Alternatively, you can import papers from most reference management software by
exporting and uploading a .bibtex
file. Papers and their identifiers are then extracted with the
BibtexImport
class.
Many papers will have multiple identifiers, and the frontend attempts to clean and validate your papers’ identifiers as best it can in an attempt to find the best matches.
Once your papers are loaded into the frontend, it
issues requests to the papernaut-engine
query API
to find discussions that match papers in your library.
The interface between the frontend and the engine are Identifier
strings,
which take a type/value form:
DOI:10.1038/nphys2376
ISSN:1542-4065
PMID:10659856
URL:http://nar.oxfordjournals.org/content/40/D1/D742.full
So, in our example video above, we authenticate via Zotero and authorize
Papernaut’s API access via OAuth. The frontend extracts our library of papers
from Zotero and stores their Identifier
s locally. It issues requests to the
engine’s query API for matching discussions, and displays those to the end
user:
Deployment
In production, the Papernaut engine and frontend are deployed to Heroku. The translation-server is deployed to EC2. I spin it up and run the loaders periodically, to reduce hosting overhead.
There is a DEPLOY.md
file for both
the frontend
and the engine
that goes into further detail.
Next steps
I’m excited to see what kinds of results people get with Papernaut, but it’s still very early software. I look forward to making a variety of improvements.
I’d really like to add a bulk request API endpoint to the engine, so that the frontend can discover discussions in a single HTTP request, rather that one request per paper. That’s a big performance hit, and the user experience right now for large libraries is that the frontend just hangs for a while.
On the engine side, I’d like to do a better job of culling false positives in the matching engine, and of contributing to Zotero’s translators to improve the match rate. I think the primary issue there is that the translator-server actually only runs a subset of all the Zotero translators, as some declare that they only work inside a real browser context (see “browserSupport”).
I’d like to get a larger sample set of BibTeX files to try, as there are probably edge cases and assumptions in the importer waiting to be hit.
I’d also like to background some of the tasks in the frontend’s import process; validating DOIs is a big one there. Ideally, the whole library import would be backgrounded, and the user interface would be notified when the import is complete.
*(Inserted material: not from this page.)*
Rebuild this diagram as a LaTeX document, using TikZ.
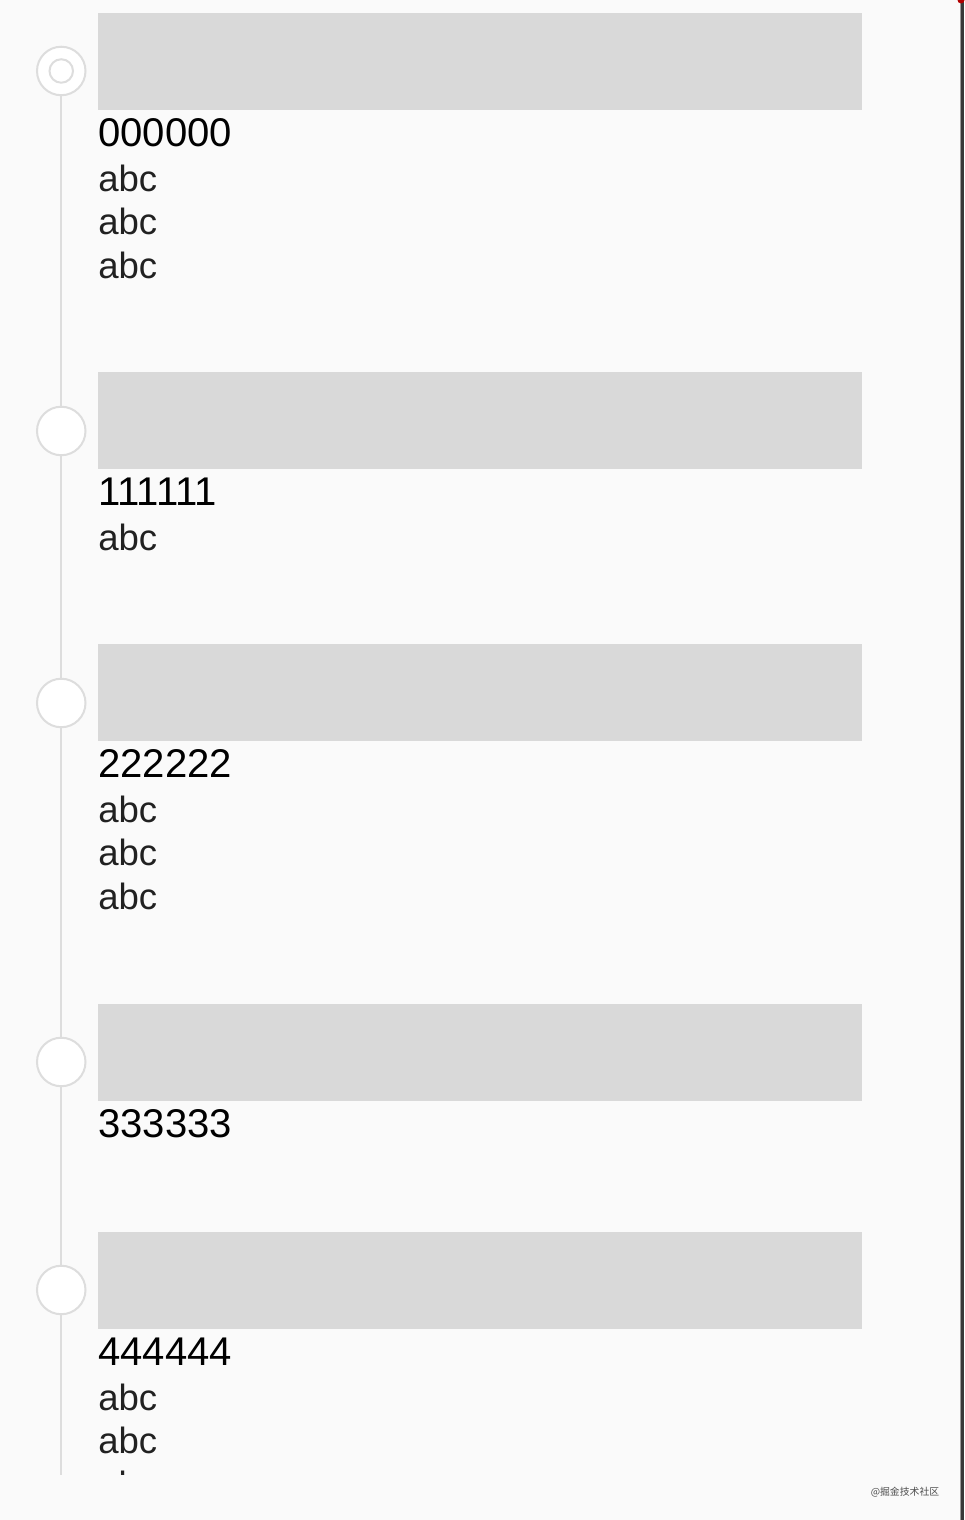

Currently, some matches are missed because the engine and frontend have different identifiers for the same paper – say a DOI and a PMID. I also have an experimental branch that cross-references papers with the crossref.org API, which yields more complete information. Ideally that would happen in the engine. I’ve also seen some library management and import tools that use Google Scholar to improve matching and identification.
After that, I’d like loaders to run semi-continuously instead of manually, and to have more robust infrastructure around paper identification.
In the long term, it would be interesting to try and bring the discussion matching experience directly into reference managers. This is one reason why I provide the engine query API separately from the frontend.
Conclusion
I’m most interested in hearing feedback from people. Is this useful to you? If you use a reference manager, give Papernaut a spin and let me know how it goes.